* WHAT THE TASK ASKS *
Exclude the pictures and reproduce the remaining data exactly as written.

* DATASET CONTENT *
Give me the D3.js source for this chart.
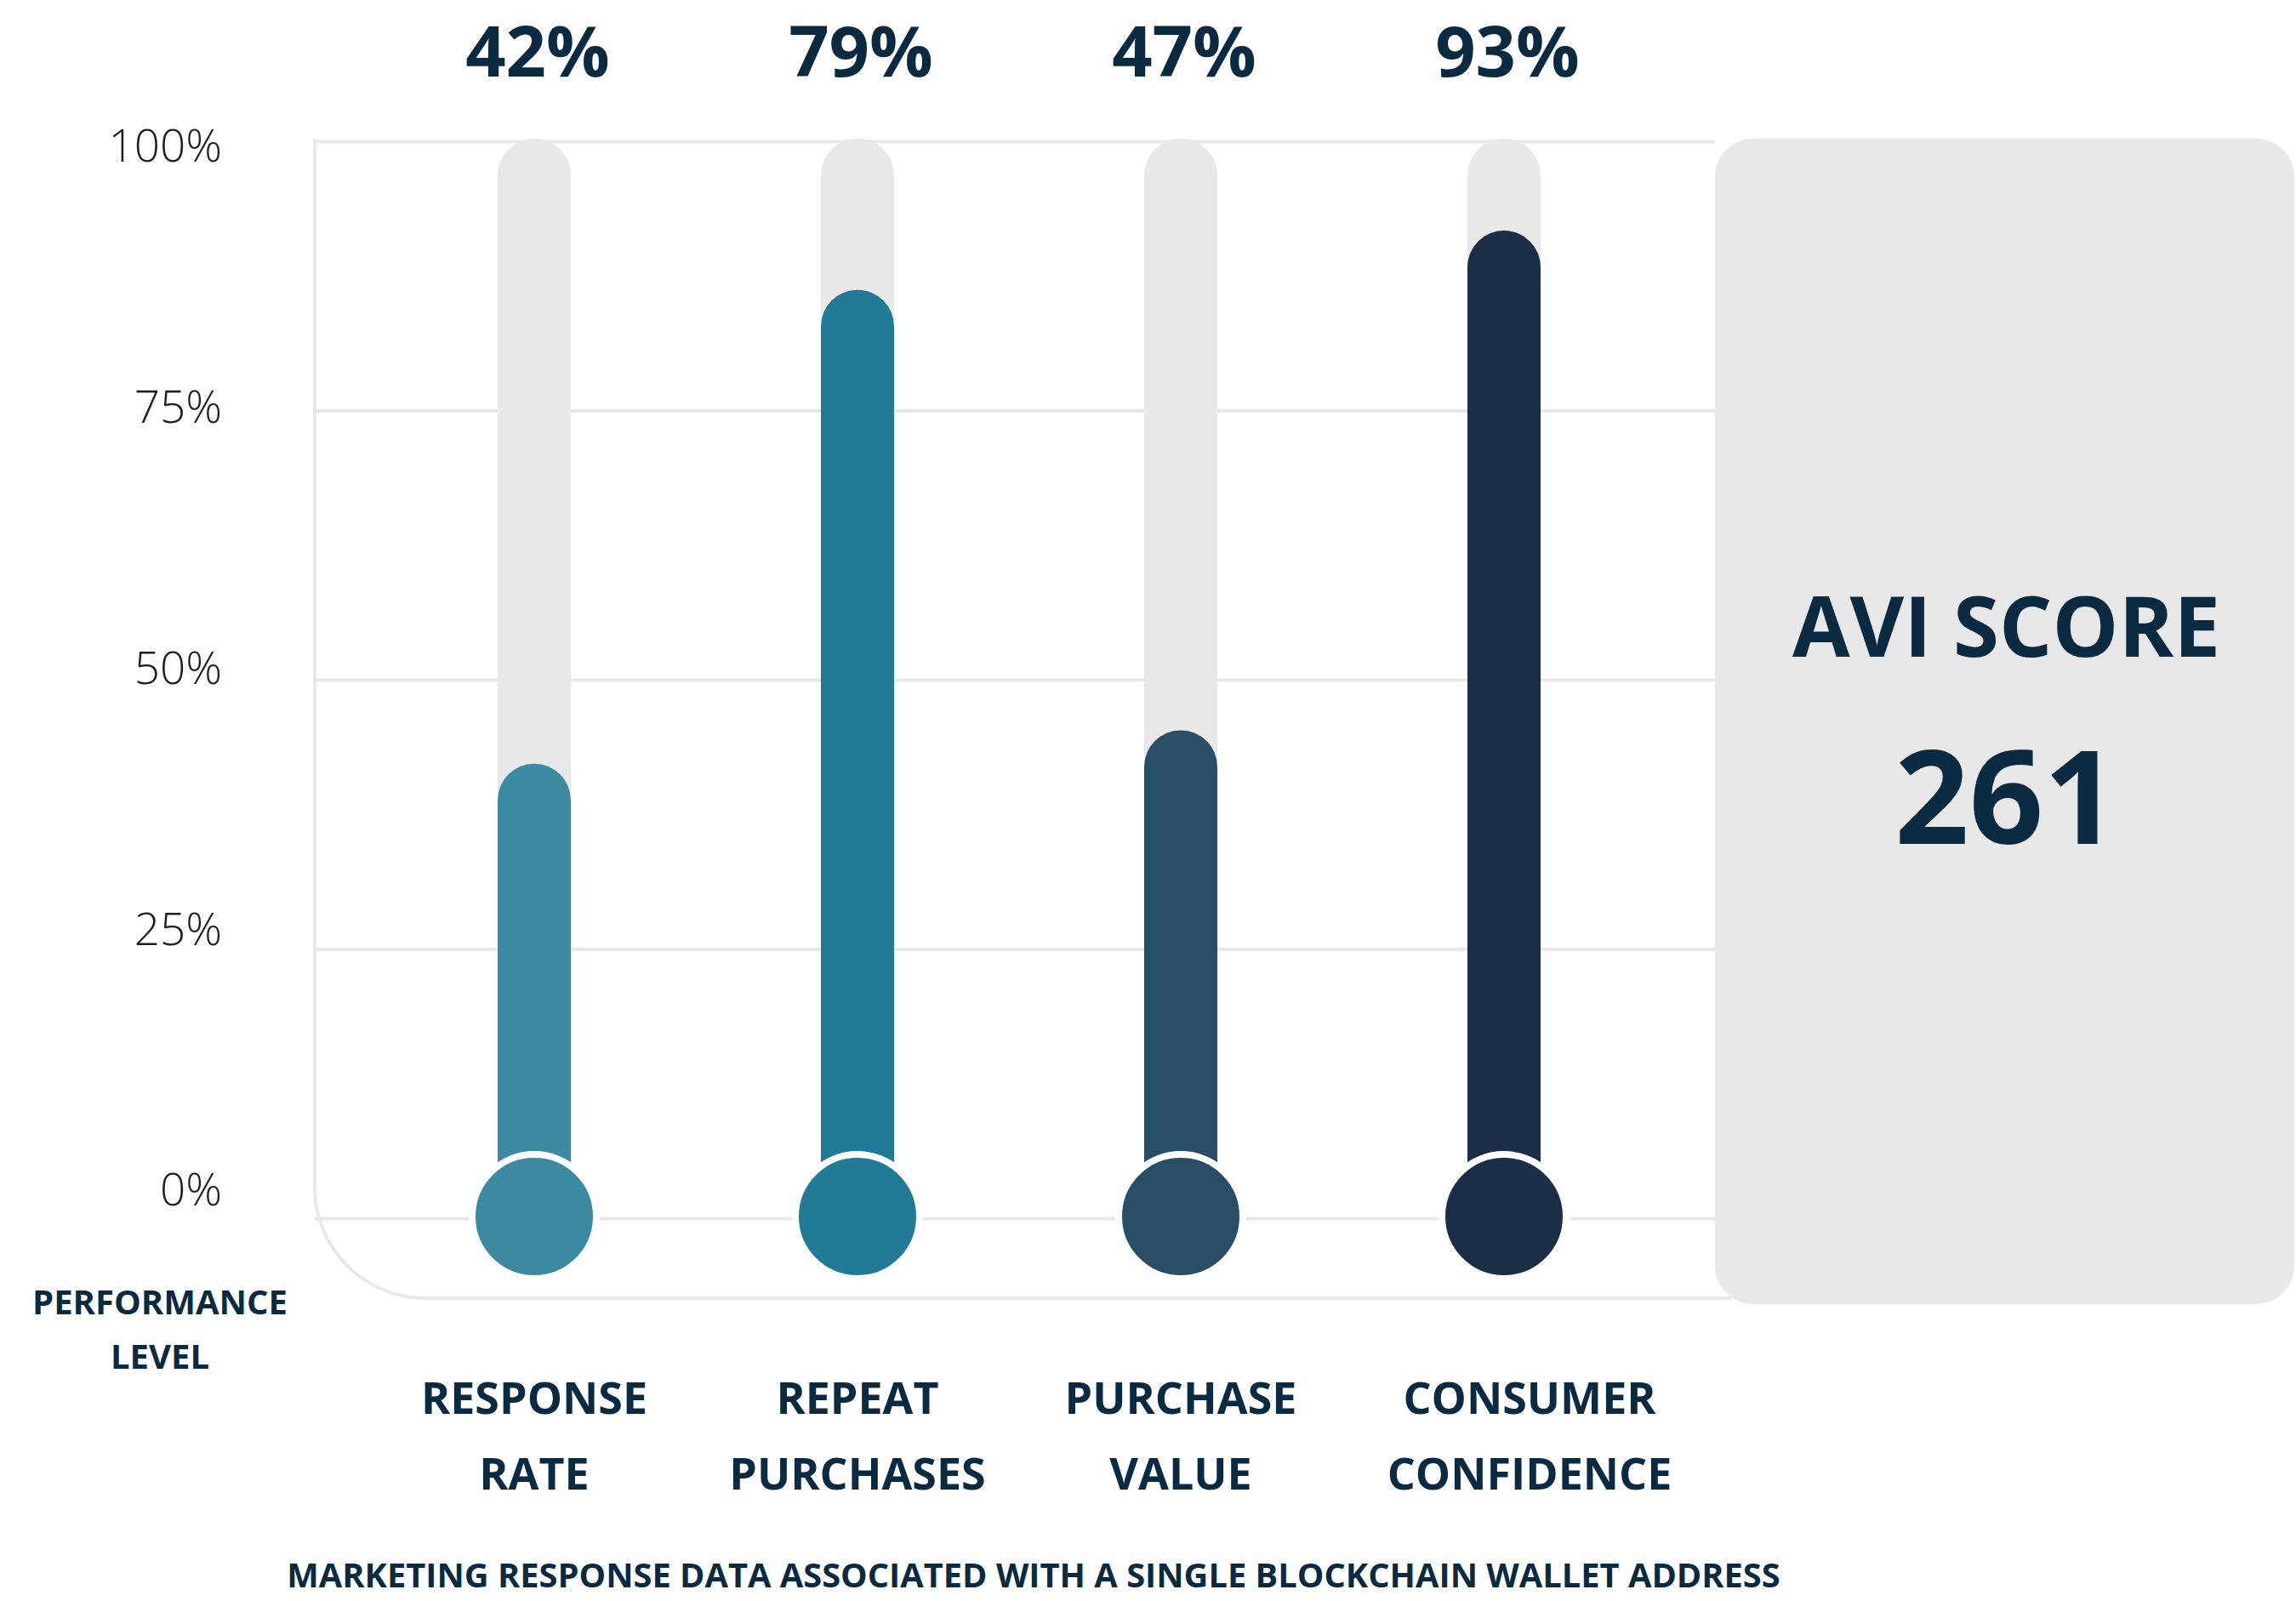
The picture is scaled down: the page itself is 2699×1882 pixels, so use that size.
<!DOCTYPE html>
<html>
<head>
<meta charset="utf-8">
<script src="https://cdn.jsdelivr.net/npm/d3@7"></script>
<style>
  html, body { margin: 0; padding: 0; background: #ffffff; }
  svg { display: block; font-family: "Open Sans", "Noto Sans", sans-serif; }
</style>
</head>
<body>
<div id="chart"></div>
<script>
// values
const categories = ["Response Rate", "Repeat Purchases", "Purchase Value", "Consumer Confidence"];
const categoryLines = [["RESPONSE", "RATE"], ["REPEAT", "PURCHASES"], ["PURCHASE", "VALUE"], ["CONSUMER", "CONFIDENCE"]];
const barLevels = [42.2, 86.2, 45.3, 91.7];      // height of the filled bar, as drawn
const headlineLabels = ["42%", "79%", "47%", "93%"]; // numbers printed above each bar
const yTicks = [0, 25, 50, 75, 100];
const scoreTitle = "AVI SCORE";
const scoreValue = 261;
const axisTitle = ["PERFORMANCE", "LEVEL"];
const caption = "MARKETING RESPONSE DATA ASSOCIATED WITH A SINGLE BLOCKCHAIN WALLET ADDRESS";

window.onload = function() {
    const width = 2699;
    const height = 1882;

    const navy = "#0a2a41";
    const track = "#e8e8e8";
    const palette = ["#3b8aa1", "#227b96", "#284d66", "#1a2e46"];

    const plotLeft = 370;
    const plotRight = 2016;
    const frameBottom = 1526;
    const barWidth = 86;
    const bulbR = 73;
    const labelNudge = [0, 0, 0, 30];

    const svg = d3.select("#chart")
                  .append("svg")
                  .attr("width", width)
                  .attr("height", height);

    const x = d3.scalePoint()
                .domain(categories)
                .range([628, 1768]);

    const y = d3.scaleLinear()
                .domain([0, 100])
                .range([1432, 166]);

    // tick labels sit on a slightly tighter spacing than the grid in the original
    const yLabel = d3.scaleLinear()
                     .domain([0, 100])
                     .range([1400, 173]);

    // grid
    svg.append("g")
       .attr("transform", `translate(${plotLeft},0)`)
       .call(d3.axisLeft(y).tickValues(yTicks).tickSize(-(plotRight - plotLeft)).tickFormat(""))
       .call(g => g.select(".domain").remove())
       .call(g => g.selectAll("line").attr("stroke", track).attr("stroke-width", 4));

    // left / bottom frame with rounded corner
    const frame = d3.path();
    const cr = 130;
    frame.moveTo(plotLeft, 163);
    frame.lineTo(plotLeft, frameBottom - cr);
    frame.arcTo(plotLeft, frameBottom, plotLeft + cr, frameBottom, cr);
    frame.lineTo(plotRight + 20, frameBottom);
    svg.append("path")
       .attr("d", frame.toString())
       .attr("fill", "none")
       .attr("stroke", track)
       .attr("stroke-width", 4);

    // tick labels
    svg.append("g")
       .attr("transform", "translate(261,0)")
       .call(d3.axisLeft(yLabel).tickValues(yTicks).tickSize(0).tickPadding(0).tickFormat(d => d + "%"))
       .call(g => g.select(".domain").remove())
       .call(g => g.selectAll("text")
                   .attr("font-family", "'Open Sans', sans-serif")
                   .attr("font-size", 53)
                   .attr("font-weight", 300)
                   .attr("fill", "#1e1e1e"));

    // score panel
    svg.append("rect")
       .attr("x", plotRight)
       .attr("y", 163)
       .attr("width", width - 2 - plotRight)
       .attr("height", 1533 - 163)
       .attr("rx", 45)
       .attr("fill", track);

    const panelMid = (plotRight + width - 2) / 2;
    svg.append("text")
       .attr("x", panelMid + 2)
       .attr("y", 772)
       .attr("text-anchor", "middle")
       .attr("font-size", 98)
       .attr("font-weight", 700)
       .attr("fill", navy)
       .text(scoreTitle);

    svg.append("text")
       .attr("x", panelMid + 2)
       .attr("y", 992)
       .attr("text-anchor", "middle")
       .attr("font-size", 153)
       .attr("font-weight", 700)
       .attr("fill", navy)
       .text(scoreValue);

    // tracks
    svg.selectAll("rect.track")
       .data(categories)
       .enter()
       .append("rect")
       .attr("class", "track")
       .attr("x", d => x(d) - barWidth / 2)
       .attr("y", y(100) - 3)
       .attr("width", barWidth)
       .attr("height", y(0) - y(100) + 3)
       .attr("rx", barWidth / 2)
       .attr("fill", track);

    // filled bars
    svg.selectAll("rect.bar")
       .data(categories)
       .enter()
       .append("rect")
       .attr("class", "bar")
       .attr("x", d => x(d) - barWidth / 2)
       .attr("y", (d, i) => y(barLevels[i]))
       .attr("width", barWidth)
       .attr("height", (d, i) => y(0) - y(barLevels[i]))
       .attr("rx", barWidth / 2)
       .attr("fill", (d, i) => palette[i]);

    // bulbs
    svg.selectAll("circle.bulb")
       .data(categories)
       .enter()
       .append("circle")
       .attr("class", "bulb")
       .attr("cx", d => x(d))
       .attr("cy", y(0) - 2)
       .attr("r", bulbR)
       .attr("fill", (d, i) => palette[i])
       .attr("stroke", "#ffffff")
       .attr("stroke-width", 8);

    // headline percentages
    svg.selectAll("text.headline")
       .data(categories)
       .enter()
       .append("text")
       .attr("class", "headline")
       .attr("x", d => x(d) + 4)
       .attr("y", 90)
       .attr("text-anchor", "middle")
       .attr("font-size", 83)
       .attr("font-weight", 700)
       .attr("fill", navy)
       .text((d, i) => headlineLabels[i]);

    // category labels
    const catLabels = svg.selectAll("text.cat")
                         .data(categories)
                         .enter()
                         .append("text")
                         .attr("class", "cat")
                         .attr("text-anchor", "middle")
                         .attr("font-size", 52)
                         .attr("font-weight", 700)
                         .attr("fill", navy);

    catLabels.each(function(d, i) {
        const t = d3.select(this);
        categoryLines[i].forEach((line, k) => {
            t.append("tspan")
             .attr("x", x(d) + labelNudge[i])
             .attr("y", 1662 + k * 89)
             .text(line);
        });
    });

    // axis title
    const at = svg.append("text")
                  .attr("text-anchor", "middle")
                  .attr("font-size", 40)
                  .attr("font-weight", 700)
                  .attr("fill", navy);
    axisTitle.forEach((line, k) => {
        at.append("tspan")
          .attr("x", 188)
          .attr("y", 1545 + k * 64)
          .text(line);
    });

    // caption
    svg.append("text")
       .attr("x", 1215)
       .attr("y", 1866)
       .attr("text-anchor", "middle")
       .attr("font-size", 39.8)
       .attr("font-weight", 700)
       .attr("fill", navy)
       .text(caption);
};
</script>
</body>
</html>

* COMPLETED TASK *
Give me the D3.js source for this chart.
The picture is scaled down: the page itself is 2699×1882 pixels, so use that size.
<!DOCTYPE html>
<html>
<head>
<meta charset="utf-8">
<script src="https://cdn.jsdelivr.net/npm/d3@7"></script>
<style>
  html, body { margin: 0; padding: 0; background: #ffffff; }
  svg { display: block; font-family: "Open Sans", "Noto Sans", sans-serif; }
</style>
</head>
<body>
<div id="chart"></div>
<script>
// values
const categories = ["Response Rate", "Repeat Purchases", "Purchase Value", "Consumer Confidence"];
const categoryLines = [["RESPONSE", "RATE"], ["REPEAT", "PURCHASES"], ["PURCHASE", "VALUE"], ["CONSUMER", "CONFIDENCE"]];
const barLevels = [42.2, 86.2, 45.3, 91.7];      // height of the filled bar, as drawn
const headlineLabels = ["42%", "79%", "47%", "93%"]; // numbers printed above each bar
const yTicks = [0, 25, 50, 75, 100];
const scoreTitle = "AVI SCORE";
const scoreValue = 261;
const axisTitle = ["PERFORMANCE", "LEVEL"];
const caption = "MARKETING RESPONSE DATA ASSOCIATED WITH A SINGLE BLOCKCHAIN WALLET ADDRESS";

window.onload = function() {
    const width = 2699;
    const height = 1882;

    const navy = "#0a2a41";
    const track = "#e8e8e8";
    const palette = ["#3b8aa1", "#227b96", "#284d66", "#1a2e46"];

    const plotLeft = 370;
    const plotRight = 2016;
    const frameBottom = 1526;
    const barWidth = 86;
    const bulbR = 73;
    const labelNudge = [0, 0, 0, 30];

    const svg = d3.select("#chart")
                  .append("svg")
                  .attr("width", width)
                  .attr("height", height);

    const x = d3.scalePoint()
                .domain(categories)
                .range([628, 1768]);

    const y = d3.scaleLinear()
                .domain([0, 100])
                .range([1432, 166]);

    // tick labels sit on a slightly tighter spacing than the grid in the original
    const yLabel = d3.scaleLinear()
                     .domain([0, 100])
                     .range([1400, 173]);

    // grid
    svg.append("g")
       .attr("transform", `translate(${plotLeft},0)`)
       .call(d3.axisLeft(y).tickValues(yTicks).tickSize(-(plotRight - plotLeft)).tickFormat(""))
       .call(g => g.select(".domain").remove())
       .call(g => g.selectAll("line").attr("stroke", track).attr("stroke-width", 4));

    // left / bottom frame with rounded corner
    const frame = d3.path();
    const cr = 130;
    frame.moveTo(plotLeft, 163);
    frame.lineTo(plotLeft, frameBottom - cr);
    frame.arcTo(plotLeft, frameBottom, plotLeft + cr, frameBottom, cr);
    frame.lineTo(plotRight + 20, frameBottom);
    svg.append("path")
       .attr("d", frame.toString())
       .attr("fill", "none")
       .attr("stroke", track)
       .attr("stroke-width", 4);

    // tick labels
    svg.append("g")
       .attr("transform", "translate(261,0)")
       .call(d3.axisLeft(yLabel).tickValues(yTicks).tickSize(0).tickPadding(0).tickFormat(d => d + "%"))
       .call(g => g.select(".domain").remove())
       .call(g => g.selectAll("text")
                   .attr("font-family", "'Open Sans', sans-serif")
                   .attr("font-size", 53)
                   .attr("font-weight", 300)
                   .attr("fill", "#1e1e1e"));

    // score panel
    svg.append("rect")
       .attr("x", plotRight)
       .attr("y", 163)
       .attr("width", width - 2 - plotRight)
       .attr("height", 1533 - 163)
       .attr("rx", 45)
       .attr("fill", track);

    const panelMid = (plotRight + width - 2) / 2;
    svg.append("text")
       .attr("x", panelMid + 2)
       .attr("y", 772)
       .attr("text-anchor", "middle")
       .attr("font-size", 98)
       .attr("font-weight", 700)
       .attr("fill", navy)
       .text(scoreTitle);

    svg.append("text")
       .attr("x", panelMid + 2)
       .attr("y", 992)
       .attr("text-anchor", "middle")
       .attr("font-size", 153)
       .attr("font-weight", 700)
       .attr("fill", navy)
       .text(scoreValue);

    // tracks
    svg.selectAll("rect.track")
       .data(categories)
       .enter()
       .append("rect")
       .attr("class", "track")
       .attr("x", d => x(d) - barWidth / 2)
       .attr("y", y(100) - 3)
       .attr("width", barWidth)
       .attr("height", y(0) - y(100) + 3)
       .attr("rx", barWidth / 2)
       .attr("fill", track);

    // filled bars
    svg.selectAll("rect.bar")
       .data(categories)
       .enter()
       .append("rect")
       .attr("class", "bar")
       .attr("x", d => x(d) - barWidth / 2)
       .attr("y", (d, i) => y(barLevels[i]))
       .attr("width", barWidth)
       .attr("height", (d, i) => y(0) - y(barLevels[i]))
       .attr("rx", barWidth / 2)
       .attr("fill", (d, i) => palette[i]);

    // bulbs
    svg.selectAll("circle.bulb")
       .data(categories)
       .enter()
       .append("circle")
       .attr("class", "bulb")
       .attr("cx", d => x(d))
       .attr("cy", y(0) - 2)
       .attr("r", bulbR)
       .attr("fill", (d, i) => palette[i])
       .attr("stroke", "#ffffff")
       .attr("stroke-width", 8);

    // headline percentages
    svg.selectAll("text.headline")
       .data(categories)
       .enter()
       .append("text")
       .attr("class", "headline")
       .attr("x", d => x(d) + 4)
       .attr("y", 90)
       .attr("text-anchor", "middle")
       .attr("font-size", 83)
       .attr("font-weight", 700)
       .attr("fill", navy)
       .text((d, i) => headlineLabels[i]);

    // category labels
    const catLabels = svg.selectAll("text.cat")
                         .data(categories)
                         .enter()
                         .append("text")
                         .attr("class", "cat")
                         .attr("text-anchor", "middle")
                         .attr("font-size", 52)
                         .attr("font-weight", 700)
                         .attr("fill", navy);

    catLabels.each(function(d, i) {
        const t = d3.select(this);
        categoryLines[i].forEach((line, k) => {
            t.append("tspan")
             .attr("x", x(d) + labelNudge[i])
             .attr("y", 1662 + k * 89)
             .text(line);
        });
    });

    // axis title
    const at = svg.append("text")
                  .attr("text-anchor", "middle")
                  .attr("font-size", 40)
                  .attr("font-weight", 700)
                  .attr("fill", navy);
    axisTitle.forEach((line, k) => {
        at.append("tspan")
          .attr("x", 188)
          .attr("y", 1545 + k * 64)
          .text(line);
    });

    // caption
    svg.append("text")
       .attr("x", 1215)
       .attr("y", 1866)
       .attr("text-anchor", "middle")
       .attr("font-size", 39.8)
       .attr("font-weight", 700)
       .attr("fill", navy)
       .text(caption);
};
</script>
</body>
</html>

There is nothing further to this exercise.